Search the records that follow and extract every line containing the string "script".

---*---

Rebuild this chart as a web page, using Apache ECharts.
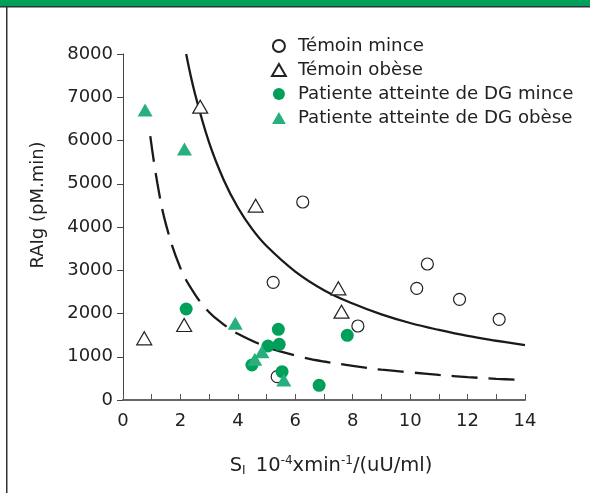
<!DOCTYPE html>
<html><head><meta charset="utf-8">
<script src="https://cdn.jsdelivr.net/npm/echarts@6/dist/echarts.min.js"></script>
<style>html,body{margin:0;padding:0;background:#fff}#c{width:590px;height:493px}</style>
</head><body><div id="c"></div>
<script>
var seriesNames = ['Témoin mince', 'Témoin obèse', 'Patiente atteinte de DG mince', 'Patiente atteinte de DG obèse'];
var temoinMince = [[6.26,4578],[10.6,3145],[10.23,2582],[11.72,2328],[13.1,1865],[8.18,1711],[5.23,2721],[5.37,539]];
var temoinObese = [[2.69,6782],[4.62,4493],[7.5,2582],[7.61,2042],[0.74,1426],[2.13,1734]];
var dgMince = [[2.2,2104],[5.41,1634],[5.44,1287],[5.05,1249],[4.49,809],[5.54,655],[6.83,339],[7.81,1495]];
var dgObese = [[0.77,6705],[2.14,5803],[3.91,1773],[4.84,1118],[4.59,941],[5.6,462]];
var solidCurve = [[2.2,8000],[2.5,7100],[3,5950],[3.5,5100],[4,4450],[4.5,3950],[5,3560],[6,2970],[7,2540],[8,2230],[9,1980],[10,1780],[11,1620],[12,1480],[13,1370],[14,1270]];
var dashedCurve = [[0.95,6100],[1.2,5000],[1.5,4050],[2,3050],[2.5,2450],[3,2030],[3.5,1750],[4,1530],[5,1230],[6,1030],[7,890],[8,790],[9,700],[10,640],[11,580],[12,530],[13,490],[14,460]];
var xTicks = [0,2,4,6,8,10,12,14];
var yTicks = [0,1000,2000,3000,4000,5000,6000,7000,8000];

var FONT = 'DejaVu Sans';
var GREEN = '#00a05a', TEAL = '#27b07e', INK = '#222';
var TRI = 'path://M7.5,0L15,13L0,13Z';
var chart = echarts.init(document.getElementById('c'));
chart.setOption({
  animation: false,
  grid: {left: 123, right: 65, top: 54, bottom: 93},
  graphic: [
    {type: 'rect', shape: {x: 0, y: 0, width: 590, height: 6}, style: {fill: GREEN}},
    {type: 'rect', shape: {x: 0, y: 6, width: 590, height: 1.5}, style: {fill: '#333'}},
    {type: 'rect', shape: {x: 6, y: 6, width: 1.5, height: 487}, style: {fill: '#333'}},
    {type: 'text', x: 38, y: 205, rotation: Math.PI / 2,
     style: {text: 'RAIg (pM.min)', font: '18px "DejaVu Sans"', fill: INK, align: 'center', verticalAlign: 'middle'}}
  ],
  legend: {
    data: [
      {name: seriesNames[0], icon: 'circle'},
      {name: seriesNames[1], icon: TRI},
      {name: seriesNames[2], icon: 'circle'},
      {name: seriesNames[3], icon: TRI}
    ],
    orient: 'vertical', left: 266, top: 32,
    itemWidth: 28, itemHeight: 12, itemGap: 6,
    textStyle: {fontFamily: FONT, fontSize: 18.2, color: INK}
  },
  xAxis: {
    type: 'value', min: 0, max: 14, interval: 1,
    axisLine: {lineStyle: {color: '#666', width: 2}},
    axisTick: {inside: true, length: 6, lineStyle: {color: '#555'}},
    splitLine: {show: false},
    axisLabel: {fontFamily: FONT, fontSize: 18, color: INK, margin: 12,
      formatter: function (v) { return xTicks.indexOf(v) >= 0 ? String(v) : ''; }},
    name: 'S{sub|I} 10{sup|-4}xmin{sup|-1}/(uU/ml)', nameLocation: 'middle', nameGap: 55,
    nameTextStyle: {fontFamily: FONT, fontSize: 19.5, color: INK, padding: [0, 0, 0, 14],
      rich: {sub: {fontSize: 12, verticalAlign: 'bottom', padding: [10, 4, 0, 0], fontFamily: FONT, color: INK},
             sup: {fontSize: 12, verticalAlign: 'top', padding: [0, 0, 8, 0], fontFamily: FONT, color: INK}}}
  },
  yAxis: {
    type: 'value', min: 0, max: 8000, interval: 1000,
    axisLine: {show: true, lineStyle: {color: '#444', width: 1}},
    axisTick: {show: true, length: 6, lineStyle: {color: '#444'}},
    splitLine: {show: false},
    axisLabel: {fontFamily: FONT, fontSize: 18, color: INK, margin: 10,
      formatter: function (v) { return yTicks.indexOf(v) >= 0 ? String(v) : ''; }}
  },
  series: [
    {type: 'line', data: solidCurve, smooth: 0.4, showSymbol: false, symbol: 'none', silent: true,
     lineStyle: {color: '#1a1a1a', width: 2.3}, z: 1},
    {type: 'line', data: dashedCurve, smooth: 0.4, showSymbol: false, symbol: 'none', silent: true,
     lineStyle: {color: '#1a1a1a', width: 2.3, type: [26, 11]}, z: 1},
    {name: seriesNames[0], type: 'scatter', data: temoinMince, symbol: 'circle', symbolSize: 12,
     itemStyle: {color: '#fff', borderColor: INK, borderWidth: 1.2, opacity: 1}, z: 2},
    {name: seriesNames[1], type: 'scatter', data: temoinObese, symbol: 'triangle', symbolSize: [15, 13],
     itemStyle: {color: '#fff', borderColor: INK, borderWidth: 1.2, opacity: 1}, z: 2},
    {name: seriesNames[2], type: 'scatter', data: dgMince, symbol: 'circle', symbolSize: 13,
     itemStyle: {color: GREEN, opacity: 1}, z: 3},
    {name: seriesNames[3], type: 'scatter', data: dgObese, symbol: 'triangle', symbolSize: [15, 13],
     itemStyle: {color: TEAL, opacity: 1}, z: 3}
  ]
});
</script></body></html>
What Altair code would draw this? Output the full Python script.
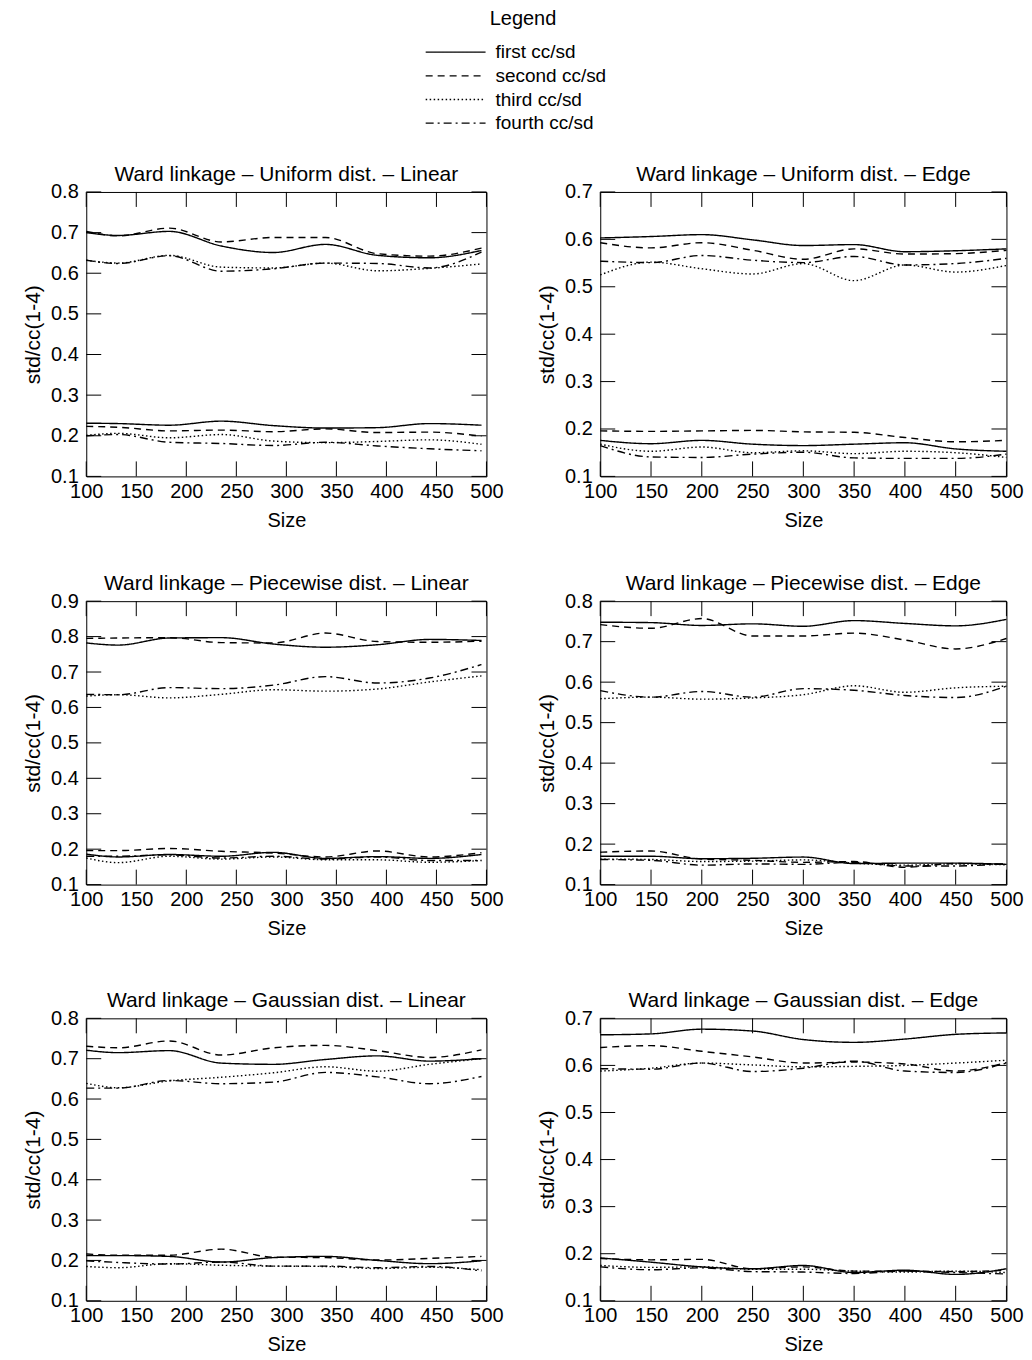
import altair as alt
import pandas as pd

FONT = "Liberation Sans"

X_LEFT = [100, 132, 183, 235, 287, 339, 391, 443, 495]
X_RIGHT = [100, 150, 200, 250, 300, 350, 400, 450, 500]
X_TICKS = [100, 150, 200, 250, 300, 350, 400, 450, 500]
SERIES = ["first cc/sd", "second cc/sd", "third cc/sd", "fourth cc/sd"]
DASHES = [[1, 0], [7, 5], [1.5, 2.5], [8, 4, 2, 4]]

# ---- Uniform dist. - Linear ----
ul_up_first = [0.700, 0.693, 0.703, 0.667, 0.651, 0.671, 0.644, 0.638, 0.656]
ul_up_second = [0.703, 0.692, 0.711, 0.677, 0.688, 0.688, 0.648, 0.642, 0.662]
ul_up_third = [0.632, 0.625, 0.644, 0.615, 0.613, 0.625, 0.606, 0.612, 0.623]
ul_up_fourth = [0.632, 0.624, 0.643, 0.605, 0.611, 0.625, 0.624, 0.613, 0.652]
ul_lo_first = [0.231, 0.230, 0.226, 0.236, 0.225, 0.219, 0.220, 0.230, 0.226]
ul_lo_second = [0.223, 0.221, 0.212, 0.214, 0.210, 0.217, 0.208, 0.209, 0.199]
ul_lo_third = [0.201, 0.206, 0.195, 0.203, 0.187, 0.183, 0.186, 0.190, 0.179]
ul_lo_fourth = [0.200, 0.203, 0.184, 0.181, 0.176, 0.184, 0.175, 0.168, 0.163]

# ---- Uniform dist. - Edge ----
ue_up_first = [0.603, 0.606, 0.610, 0.599, 0.587, 0.589, 0.574, 0.576, 0.580]
ue_up_second = [0.593, 0.582, 0.593, 0.577, 0.558, 0.580, 0.569, 0.570, 0.577]
ue_up_third = [0.525, 0.552, 0.538, 0.527, 0.549, 0.513, 0.546, 0.531, 0.545]
ue_up_fourth = [0.554, 0.551, 0.566, 0.556, 0.551, 0.564, 0.546, 0.549, 0.560]
ue_lo_first = [0.176, 0.169, 0.176, 0.168, 0.165, 0.168, 0.171, 0.158, 0.153]
ue_lo_second = [0.196, 0.195, 0.196, 0.197, 0.194, 0.193, 0.182, 0.173, 0.176]
ue_lo_third = [0.168, 0.153, 0.162, 0.150, 0.154, 0.148, 0.153, 0.150, 0.140]
ue_lo_fourth = [0.165, 0.141, 0.140, 0.147, 0.151, 0.139, 0.138, 0.138, 0.147]

# ---- Piecewise dist. - Linear ----
pl_up_first = [0.782, 0.776, 0.796, 0.797, 0.779, 0.770, 0.777, 0.792, 0.789]
pl_up_second = [0.795, 0.796, 0.797, 0.783, 0.782, 0.810, 0.786, 0.784, 0.787]
pl_up_third = [0.632, 0.636, 0.627, 0.637, 0.650, 0.646, 0.652, 0.672, 0.689]
pl_up_fourth = [0.637, 0.636, 0.656, 0.653, 0.663, 0.687, 0.669, 0.683, 0.721]
pl_lo_first = [0.186, 0.178, 0.185, 0.180, 0.191, 0.174, 0.179, 0.174, 0.185]
pl_lo_second = [0.196, 0.196, 0.202, 0.194, 0.189, 0.178, 0.195, 0.178, 0.190]
pl_lo_third = [0.175, 0.162, 0.180, 0.172, 0.178, 0.170, 0.170, 0.163, 0.168]
pl_lo_fourth = [0.180, 0.180, 0.184, 0.175, 0.180, 0.172, 0.178, 0.168, 0.168]

# ---- Piecewise dist. - Edge ----
pe_up_first = [0.748, 0.747, 0.740, 0.744, 0.738, 0.752, 0.745, 0.739, 0.755]
pe_up_second = [0.742, 0.733, 0.757, 0.714, 0.714, 0.721, 0.704, 0.682, 0.708]
pe_up_third = [0.559, 0.563, 0.558, 0.561, 0.569, 0.591, 0.575, 0.586, 0.590]
pe_up_fourth = [0.579, 0.563, 0.577, 0.563, 0.584, 0.580, 0.567, 0.562, 0.590]
pe_lo_first = [0.170, 0.170, 0.164, 0.165, 0.168, 0.152, 0.153, 0.153, 0.150]
pe_lo_second = [0.180, 0.183, 0.163, 0.160, 0.155, 0.157, 0.143, 0.152, 0.150]
pe_lo_third = [0.163, 0.162, 0.157, 0.158, 0.161, 0.153, 0.148, 0.151, 0.149]
pe_lo_fourth = [0.162, 0.160, 0.148, 0.151, 0.150, 0.155, 0.146, 0.146, 0.152]

# ---- Gaussian dist. - Linear ----
gl_up_first = [0.721, 0.715, 0.720, 0.689, 0.686, 0.698, 0.707, 0.694, 0.700]
gl_up_second = [0.731, 0.727, 0.744, 0.709, 0.727, 0.733, 0.720, 0.703, 0.722]
gl_up_third = [0.639, 0.628, 0.645, 0.654, 0.665, 0.680, 0.669, 0.686, 0.700]
gl_up_fourth = [0.627, 0.627, 0.646, 0.638, 0.642, 0.666, 0.655, 0.638, 0.656]
gl_lo_first = [0.212, 0.212, 0.210, 0.196, 0.207, 0.210, 0.200, 0.192, 0.199]
gl_lo_second = [0.216, 0.213, 0.213, 0.228, 0.208, 0.207, 0.201, 0.205, 0.210]
gl_lo_third = [0.185, 0.182, 0.192, 0.188, 0.186, 0.185, 0.180, 0.183, 0.177]
gl_lo_fourth = [0.199, 0.195, 0.191, 0.196, 0.186, 0.186, 0.182, 0.185, 0.174]

# ---- Gaussian dist. - Edge ----
ge_up_first = [0.665, 0.667, 0.677, 0.673, 0.655, 0.649, 0.656, 0.666, 0.669]
ge_up_second = [0.638, 0.642, 0.630, 0.618, 0.605, 0.607, 0.603, 0.588, 0.606]
ge_up_third = [0.588, 0.594, 0.605, 0.601, 0.597, 0.598, 0.600, 0.605, 0.611]
ge_up_fourth = [0.593, 0.592, 0.605, 0.587, 0.594, 0.609, 0.588, 0.585, 0.605]
ge_lo_first = [0.191, 0.182, 0.172, 0.168, 0.175, 0.160, 0.165, 0.156, 0.168]
ge_lo_second = [0.190, 0.187, 0.188, 0.168, 0.172, 0.163, 0.163, 0.162, 0.165]
ge_lo_third = [0.175, 0.171, 0.172, 0.167, 0.167, 0.163, 0.161, 0.163, 0.160]
ge_lo_fourth = [0.172, 0.166, 0.170, 0.162, 0.161, 0.158, 0.163, 0.160, 0.157]

TICKS_08 = [0.1, 0.2, 0.3, 0.4, 0.5, 0.6, 0.7, 0.8]
TICKS_07 = [0.1, 0.2, 0.3, 0.4, 0.5, 0.6, 0.7]
TICKS_09 = [0.1, 0.2, 0.3, 0.4, 0.5, 0.6, 0.7, 0.8, 0.9]

TICK_LEN = 15
DASH_SCALE = alt.Scale(domain=SERIES, range=DASHES)


def panel(title, xs, ymax, yticks, up, lo, width, height):
    rows = []
    for grp, block in (("cc", up), ("sd", lo)):
        for s, vals in zip(SERIES, block):
            for x, v in zip(xs, vals):
                rows.append({"size": x, "value": v, "series": s, "group": grp})
    df = pd.DataFrame(rows)
    xscale = alt.Scale(domain=[100, 500], nice=False, zero=False)
    yscale = alt.Scale(domain=[0.1, ymax], nice=False, zero=False)
    xaxis = alt.Axis(title="Size", values=X_TICKS, ticks=False, domain=False,
                     grid=False, labelPadding=5, titlePadding=9,
                     labelFlush=False, titleFontSize=20)
    yaxis = alt.Axis(title="std/cc(1-4)", values=yticks, format=".1f",
                     ticks=False, domain=False, grid=False, labelPadding=8,
                     titlePadding=7, titleFontSize=21)
    lines = alt.Chart(df).mark_line(
        color="black", strokeWidth=1.4, interpolate="monotone"
    ).encode(
        x=alt.X("size:Q", scale=xscale, axis=xaxis),
        y=alt.Y("value:Q", scale=yscale, axis=yaxis),
        strokeDash=alt.StrokeDash("series:N", scale=DASH_SCALE, legend=None),
        detail="group:N",
    )
    xt = pd.DataFrame({"size": X_TICKS})
    yt = pd.DataFrame({"value": yticks})
    rule = dict(color="black", strokeWidth=1)
    top = alt.Chart(xt).mark_rule(**rule).encode(
        x=alt.X("size:Q", scale=xscale, axis=xaxis),
        y=alt.value(0), y2=alt.value(TICK_LEN))
    bottom = alt.Chart(xt).mark_rule(**rule).encode(
        x=alt.X("size:Q", scale=xscale, axis=xaxis),
        y=alt.value(height - TICK_LEN), y2=alt.value(height))
    left = alt.Chart(yt).mark_rule(**rule).encode(
        y=alt.Y("value:Q", scale=yscale, axis=yaxis),
        x=alt.value(0), x2=alt.value(TICK_LEN))
    right = alt.Chart(yt).mark_rule(**rule).encode(
        y=alt.Y("value:Q", scale=yscale, axis=yaxis),
        x=alt.value(width - TICK_LEN), x2=alt.value(width))
    return alt.layer(lines, top, bottom, left, right).properties(
        width=width, height=height,
        title=alt.TitleParams(title, fontSize=21, fontWeight="normal",
                              offset=-3, font=FONT),
    )


# ---- legend block (drawn from the series list through an ordinal scale) ----
leg_df = pd.DataFrame({"series": SERIES})
leg_y = alt.Y("series:N", sort=SERIES, axis=None,
              scale=alt.Scale(domain=SERIES, paddingInner=0, paddingOuter=0))
leg_lines = alt.Chart(leg_df).mark_rule(color="black", strokeWidth=1.3).encode(
    y=leg_y, x=alt.value(0), x2=alt.value(60),
    strokeDash=alt.StrokeDash("series:N", scale=DASH_SCALE, legend=None),
)
leg_text = alt.Chart(leg_df).mark_text(
    align="left", baseline="middle", fontSize=19, font=FONT, color="black"
).encode(y=leg_y, x=alt.value(70), text="series:N")
legend_block = alt.layer(leg_lines, leg_text).properties(
    width=259, height=95,
    view=alt.ViewBackground(strokeOpacity=0),
    title=alt.TitleParams("Legend", fontSize=20, fontWeight="normal",
                          anchor="middle", offset=4, dx=-32, dy=-7,
                          font=FONT),
)

WL, WR = 401, 407

p1 = panel("Ward linkage \u2013 Uniform dist. \u2013 Linear", X_LEFT, 0.8, TICKS_08,
           [ul_up_first, ul_up_second, ul_up_third, ul_up_fourth],
           [ul_lo_first, ul_lo_second, ul_lo_third, ul_lo_fourth], WL, 285)
p2 = panel("Ward linkage \u2013 Uniform dist. \u2013 Edge", X_RIGHT, 0.7, TICKS_07,
           [ue_up_first, ue_up_second, ue_up_third, ue_up_fourth],
           [ue_lo_first, ue_lo_second, ue_lo_third, ue_lo_fourth], WR, 285)
p3 = panel("Ward linkage \u2013 Piecewise dist. \u2013 Linear", X_LEFT, 0.9, TICKS_09,
           [pl_up_first, pl_up_second, pl_up_third, pl_up_fourth],
           [pl_lo_first, pl_lo_second, pl_lo_third, pl_lo_fourth], WL, 284)
p4 = panel("Ward linkage \u2013 Piecewise dist. \u2013 Edge", X_RIGHT, 0.8, TICKS_08,
           [pe_up_first, pe_up_second, pe_up_third, pe_up_fourth],
           [pe_lo_first, pe_lo_second, pe_lo_third, pe_lo_fourth], WR, 284)
p5 = panel("Ward linkage \u2013 Gaussian dist. \u2013 Linear", X_LEFT, 0.8, TICKS_08,
           [gl_up_first, gl_up_second, gl_up_third, gl_up_fourth],
           [gl_lo_first, gl_lo_second, gl_lo_third, gl_lo_fourth], WL, 283)
p6 = panel("Ward linkage \u2013 Gaussian dist. \u2013 Edge", X_RIGHT, 0.7, TICKS_07,
           [ge_up_first, ge_up_second, ge_up_third, ge_up_fourth],
           [ge_lo_first, ge_lo_second, ge_lo_third, ge_lo_fourth], WR, 283)

grid = alt.vconcat(
    alt.vconcat(
        alt.hconcat(p1, p2, spacing=31),
        alt.hconcat(p3, p4, spacing=31),
        spacing=41,
    ),
    alt.hconcat(p5, p6, spacing=31),
    spacing=50,
)

chart = alt.vconcat(legend_block, grid, spacing=28, center=True).properties(
    padding={"left": 14, "top": 0, "right": 0, "bottom": 0}
).configure(font=FONT).configure_view(
    stroke="black", strokeWidth=1
).configure_axis(
    labelFontSize=20, labelFont=FONT, titleFont=FONT,
    labelColor="black", titleColor="black", titleFontWeight="normal",
).configure_title(color="black")

chart.save("out.html", embed_options={"renderer": "svg", "actions": False})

---*---

> [The completed task]
<script src="https://cdn.jsdelivr.net/npm/echarts@6/dist/echarts.min.js"></script>
<script>
</script></body></html>
What Altair code would draw this? Output the full Python script.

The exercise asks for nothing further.